Let’s start at the top. Verbinski’s flick is a seamless work of art, switching from action scenes to expository narrative to slapstick and one-liners without missing a beat. There’s never a dull moment, and it tends to drag only when the injustices against the Comanches is discussed (how’s that for irony). The film is told to young Will (Mason Cook) by Tonto (Johnny Depp), a mystic who appears to him at a Wild West museum. The boy remains skeptical throughout Tonto’s retelling of the Long Ranger legend, which is told from the Comanche’s POV. This is done quite literally as Verbinski devotes a good bit of time to demonstrating how the railroad companies were instrumental in swindling the Indians out of their native land in the name of progress, with the US Cavalry as their brutal enforcers. Undoubtedly there are more than a few Third World counries who can tell us about how that’s done.

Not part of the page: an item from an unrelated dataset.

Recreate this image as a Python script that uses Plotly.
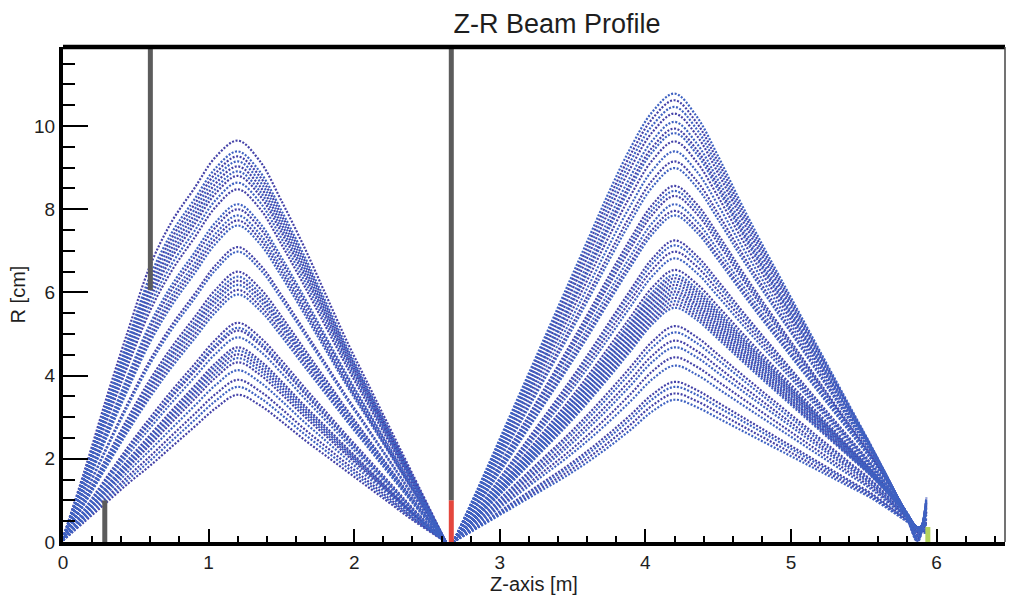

William Fichtner as Butch Cavendish gets my vote as Movie Villain of 2013, Like The Dark Knight‘s Joker and Punisher: War Zone‘s Jigsaw, the dude’s so bada$$ you forget how ugly he is. Cavendish has a gun planted on a train bringing him to Colby for a hanging. He and Tonto (arrested for ‘being Indian’) escape, and Texas Ranger Dan Reid (James Badge Dale) deputizes his attorney brother John (Armie Hammer) to accompany his team in recapturing Cavendish. The gang ambushes the Rangers, leaving the group for dead. John is rescued by Tonto, whose magic ritual brings him back to life in conjuring up the Spirit Horse. They set out in pursuit of Cavendish, whose gang takes control of a silver mining project. John arrests Cavendish and brings him back to Colby. The town has been taken over by Cavendish’ brother Lathan Cole (Tom Wilkinson), whose position as a railroad executive has allowed him and Butch to falsify reports of a Comanche uprising. The local Cavalry unit, led by Captain Jay Fuller (Barry Pepper), falls for Cole’s scheme and arrests John after massacring the Indians in a midnight encounter. Tonto vows revenge, and John joins forces with him after finding out his brother’s wife Rebecca (great job by Ruth Wilson) is being held hostage by Cole. The film reaches its climax to the strains of the William Tell Overture in one of the best and most hilarious action sequences of the decade. The Lone Ranger and Tonto send over sixty million dollars in silver ore along with Cole on an express train into the river, taking out Cavendish and rescuing Rebecca and her son Danny (Bryant Prince) in the process.
The general consensus was that 2010s audiences are not shelling out big bucks to watch Western flicks these days. I think it had more to do with the initial bombing of The Green Hornet and Johnny Depp’s recent flop record. I also think that the earmark of a great movie is one you end up watching a few dozen times in order to take in all its nuances. Hell, I barely made it through Man of Steel and Amazing Spider Man. This may end up as a cult classic one day, and it’s our loss because we’ll probably never get to see Lone Ranger II. We’ve already endured Amazing Spider Man II , and you can be sure Man of Steel II ‘s coming down the pike. Well, when they do, stay home and watch this. You’ll be glad you did.